I didn’t look at him because people would always be watching, but I cheered inwardly at his comparison.
I couldn’t respond because the town of Grasse surged as one at the first shout that the train had been spotted. We held our collective breath and then it arrived in a loud sigh of steam. Men we recognised were already hanging outside of windows waving, and my sorrow aside, I felt as though my heart was leaping within my chest at the thought of seeing Felix again. We had never been apart for this long, not even when he did his officer training.

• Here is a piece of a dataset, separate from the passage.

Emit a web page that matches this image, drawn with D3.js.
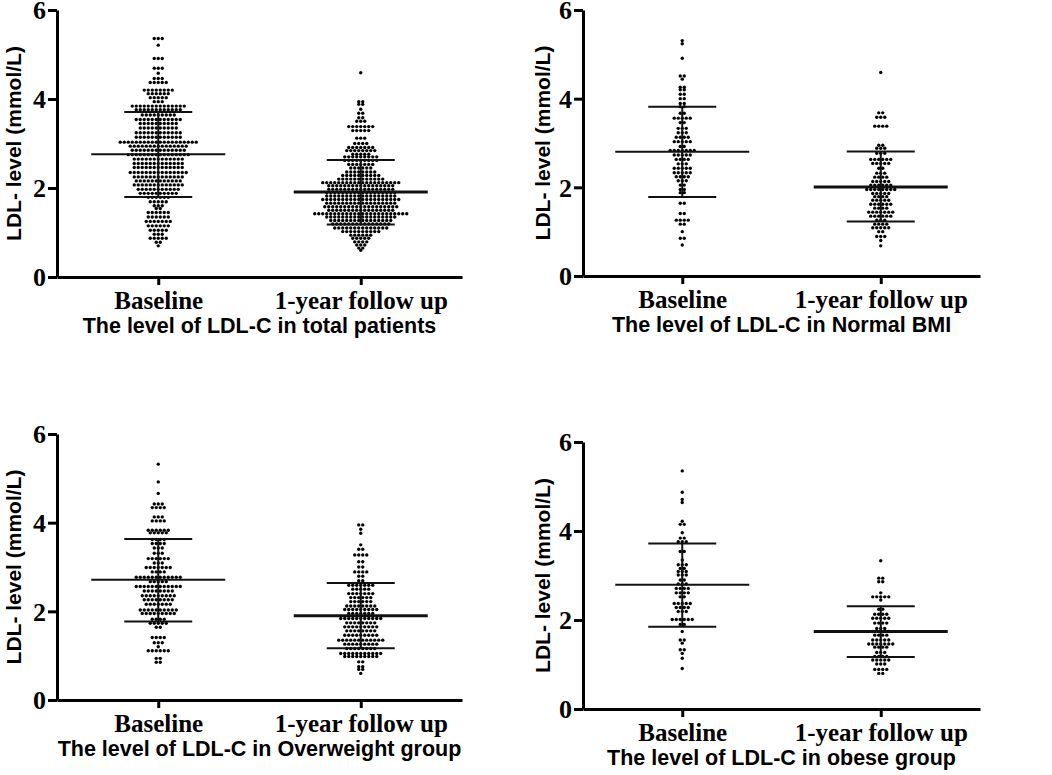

Doors were slamming and soldiers were toppling onto the platform in a spill of blue. Hands were being raised to the sounds of women’s yells and cries of delight. Those who weren’t welcoming back their beloved alive had still come to clap the soldiers who defended France. I suppose, if they felt as I did, that they would privately cheer on those who lived because it brought a special nobility to those who had already died for them. I realised this was an odd psychology but it was helping me; it meant I could feel proud of Felix and could honour Henri at the same time.

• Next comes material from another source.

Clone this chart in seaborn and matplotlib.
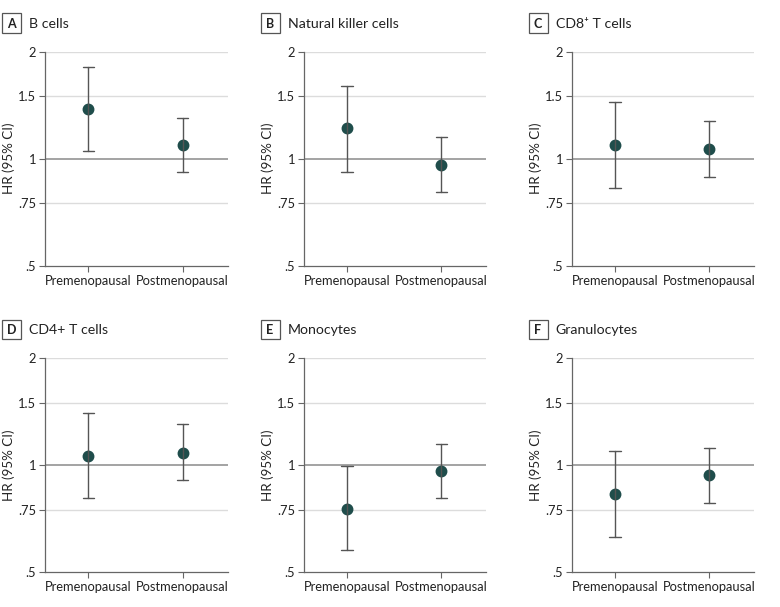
import matplotlib
matplotlib.use("Agg")
import matplotlib.pyplot as plt
from matplotlib.patches import Rectangle
from matplotlib.ticker import FixedLocator, NullLocator
import seaborn as sns
import pandas as pd

# hazard ratios with 95% CI
panels = ['A', 'B', 'C', 'D', 'E', 'F']
titles = ['B cells', 'Natural killer cells', 'CD8\u207a T cells',
          'CD4+ T cells', 'Monocytes', 'Granulocytes']
groups = ['Premenopausal', 'Postmenopausal']

hr_pre = [1.38, 1.22, 1.09, 1.06, 0.755, 0.83]
lo_pre = [1.05, 0.915, 0.825, 0.81, 0.578, 0.628]
hi_pre = [1.81, 1.60, 1.44, 1.40, 0.995, 1.095]

hr_post = [1.09, 0.96, 1.067, 1.083, 0.962, 0.937]
lo_post = [0.916, 0.805, 0.89, 0.909, 0.808, 0.785]
hi_post = [1.305, 1.153, 1.276, 1.304, 1.151, 1.119]

yticks = [0.5, 0.75, 1, 1.5, 2]
ytick_labels = ['.5', '.75', '1', '1.5', '2']

sns.set_style("white")
plt.rcParams['font.family'] = ['Lato', 'DejaVu Sans']

W, H = 780, 607
fig = plt.figure(figsize=(W / 100, H / 100), dpi=100)

ax_left = [45.3, 304, 572]
ax_top = [51.7, 358.3]
ax_w, ax_h = 182.4, 214

dot_col = '#1f4d4b'
err_col = '#555555'

for i, p in enumerate(panels):
    r, c = divmod(i, 3)
    lx, ty = ax_left[c], ax_top[r]
    ax = fig.add_axes([lx / W, 1 - (ty + ax_h) / H, ax_w / W, ax_h / H])
    ax.set_yscale('log')

    # long table: each group has lower / estimate / upper; median = estimate
    dfr = pd.DataFrame({
        'group': [groups[0]] * 3 + [groups[1]] * 3,
        'hr': [lo_pre[i], hr_pre[i], hi_pre[i], lo_post[i], hr_post[i], hi_post[i]],
    })
    sns.pointplot(data=dfr, x='group', y='hr', order=groups, ax=ax,
                  estimator='median', errorbar=lambda v: (v.min(), v.max()),
                  color=dot_col, linestyle='none', markersize=6.5,
                  capsize=0.12, err_kws={'color': err_col, 'linewidth': 1.0})

    ax.set_ylim(0.5, 2)
    ax.set_xlim(-0.457, 1.477)
    ax.yaxis.set_major_locator(FixedLocator(yticks))
    ax.yaxis.set_minor_locator(NullLocator())
    ax.set_yticklabels(ytick_labels)
    for v in yticks[1:]:
        if v == 1:
            ax.axhline(v, color='#8a8a8a', lw=1.1, zorder=0)
        else:
            ax.axhline(v, color='#dcdcdc', lw=1.0, zorder=0)

    sns.despine(ax=ax)
    for s in ['left', 'bottom']:
        ax.spines[s].set_color('#666666')
        ax.spines[s].set_linewidth(0.9)
    ax.tick_params(axis='both', length=4, width=0.8, color='#666666',
                   labelsize=9.3, labelcolor='#222222', pad=2.5, direction='out')
    ax.tick_params(axis='y', left=True)
    ax.tick_params(axis='x', bottom=True)
    ax.set_xlabel('')
    ax.set_ylabel('HR (95% CI)', fontsize=9.6, color='#222222')
    ax.yaxis.set_label_coords(-30 / ax_w, 0.5)

    # panel letter box and title
    bx = lx - 43.5
    by = ty - 38.4
    fig.add_artist(Rectangle((bx / W, 1 - (by + 19.4) / H), 19 / W, 19.4 / H,
                             transform=fig.transFigure, fill=False,
                             edgecolor='#555555', lw=0.9))
    fig.text((bx + 9.5) / W, 1 - (by + 10.2) / H, p, ha='center', va='center',
             fontsize=9, fontweight='bold', color='#222222')
    fig.text((bx + 27) / W, 1 - (by + 10.2) / H, titles[i], ha='left',
             va='center', fontsize=10.2, color='#222222')

fig.savefig('out.png', dpi=100)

And there he was. Suddenly my gloom lifted. I saw my brother, my second self, as he jauntily arrived on the platform, being joshed along by his companions. He was a sous-lieutenant and so I suppose he had to keep some composure, set some example for the whistling, cheering men he walked with.
They brought new smells to me, none I particularly liked, of damp cloth with decay clinging to it and of unwashed bodies. Nevertheless, there was Felix – that was all that mattered – and he’d spotted me, given me a heartbreaking smile that told me everything would be all right, and still I felt my chin wobbling with the easing of my resolve not to cry.
By the time I had rushed into his arms, I was weeping freely and he was holding me close and no doubt shedding tears also, both of us thinking of Henri, as around us people sang ‘La Marseillaise’ and fiercely hugged their loved ones.
__________
The two men I loved most confronted one another.
‘I’d heard you were at the Front,’ Felix said, shaking Sébastien’s good hand. ‘I didn’t know you were injured, though, or that you’d come here,’ he said, glancing at me, not yet making the connection that I hoped wasn’t written all over us. ‘What a surprise,’ he beamed. ‘How goes the healing?’
Sébastien grinned and once again I was reminded of how similar they seemed, even in build. ‘Your sister has been most generous.’
I resisted clearing my throat. Was that a slip of the tongue or was Sébastien taking some wry amusement playing on words? I cut a look back at my brother, who appeared untroubled by the remark.
‘I was taking up a valuable bed in the hospital. Seemed the right thing to do to head home when the medical team suggested I do so. Real home felt a voyage too far.’
‘Yes, of course. You’d have been in poor shape to travel, although England would have been closer.’
‘I’m a shocking sailor when I’m well. Trains were easier in my state.’ Sébastien shrugged. ‘When I suggested southern France, they couldn’t get me down here quick enough.’ He lifted his bad arm slightly. ‘I’m one of the lucky ones,’ he admitted. ‘I’m, er . . . really very sorry about your elder brother.’
Felix and I glanced at one another and found strength in the gesture. It had always been this way between us. Suddenly I felt capable of rising above my grief that just hours ago had felt like an impossible mountain to scale. Now, shoulder to shoulder with Felix, he and I could lean on each other and cope as had done when our pets passed away, when our father took his final breath . . . and now in losing our brother.
‘Do you know the expression we use that he died “
en beauté
”?’ Felix asked. His manner was so gentle I could tell he was still in awe of the reality that Henri was gone.
Sébastien nodded. ‘In England we often say “He died with his boots on”. I suspect it means much the same. It’s certainly a compliment to his courage.’
‘Come on. It’s freezing,’ I reminded. ‘You must be in desperate need of some real coffee, Felix.’
‘Just hearing you offer it makes me feel weak at the thought,’ he admitted.
‘I’ve made up your rooms and aired our house but I hope you don’t mind if we go up to the villa first where we have food laid on . . . er, just briefly.’